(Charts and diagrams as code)
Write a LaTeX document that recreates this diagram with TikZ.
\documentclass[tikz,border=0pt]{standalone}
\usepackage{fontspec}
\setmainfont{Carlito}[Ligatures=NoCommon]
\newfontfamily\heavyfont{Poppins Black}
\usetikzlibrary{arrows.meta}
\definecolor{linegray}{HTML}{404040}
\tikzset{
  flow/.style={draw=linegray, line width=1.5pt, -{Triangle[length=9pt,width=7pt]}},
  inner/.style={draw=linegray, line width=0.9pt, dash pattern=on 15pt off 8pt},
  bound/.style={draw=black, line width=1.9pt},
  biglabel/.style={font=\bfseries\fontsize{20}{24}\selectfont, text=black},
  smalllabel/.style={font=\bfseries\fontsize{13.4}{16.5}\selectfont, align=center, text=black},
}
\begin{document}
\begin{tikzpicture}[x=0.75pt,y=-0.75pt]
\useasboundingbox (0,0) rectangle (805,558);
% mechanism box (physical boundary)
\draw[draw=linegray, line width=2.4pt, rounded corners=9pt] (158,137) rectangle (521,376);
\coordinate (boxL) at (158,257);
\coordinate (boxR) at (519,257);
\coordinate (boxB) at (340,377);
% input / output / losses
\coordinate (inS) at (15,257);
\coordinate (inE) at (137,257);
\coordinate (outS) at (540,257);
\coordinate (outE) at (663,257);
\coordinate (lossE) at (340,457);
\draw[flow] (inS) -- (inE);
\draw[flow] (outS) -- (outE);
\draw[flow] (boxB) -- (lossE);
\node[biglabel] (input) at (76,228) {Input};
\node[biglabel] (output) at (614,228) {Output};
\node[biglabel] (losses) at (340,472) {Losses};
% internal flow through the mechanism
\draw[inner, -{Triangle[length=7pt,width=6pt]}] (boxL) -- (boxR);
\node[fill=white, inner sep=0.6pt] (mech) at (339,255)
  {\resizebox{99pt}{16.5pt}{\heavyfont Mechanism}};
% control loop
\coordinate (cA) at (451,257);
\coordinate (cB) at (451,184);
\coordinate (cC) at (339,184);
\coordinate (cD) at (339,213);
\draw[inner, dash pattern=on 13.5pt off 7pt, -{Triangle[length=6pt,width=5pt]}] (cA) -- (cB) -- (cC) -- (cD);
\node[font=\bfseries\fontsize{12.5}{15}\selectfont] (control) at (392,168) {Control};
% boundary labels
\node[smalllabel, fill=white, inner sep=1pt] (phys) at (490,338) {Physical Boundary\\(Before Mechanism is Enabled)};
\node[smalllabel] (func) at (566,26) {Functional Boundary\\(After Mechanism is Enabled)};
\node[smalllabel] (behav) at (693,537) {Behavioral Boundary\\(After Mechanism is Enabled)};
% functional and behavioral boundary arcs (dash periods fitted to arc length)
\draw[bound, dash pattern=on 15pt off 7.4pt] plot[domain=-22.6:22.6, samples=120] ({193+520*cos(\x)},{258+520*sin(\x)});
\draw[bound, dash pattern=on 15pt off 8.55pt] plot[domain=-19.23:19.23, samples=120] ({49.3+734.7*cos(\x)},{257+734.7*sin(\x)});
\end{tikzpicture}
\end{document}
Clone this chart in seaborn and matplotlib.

• **Written problem**
Copy every line of the records above that contains "this".

• **Complete output**
Write a LaTeX document that recreates this diagram with TikZ.
Clone this chart in seaborn and matplotlib.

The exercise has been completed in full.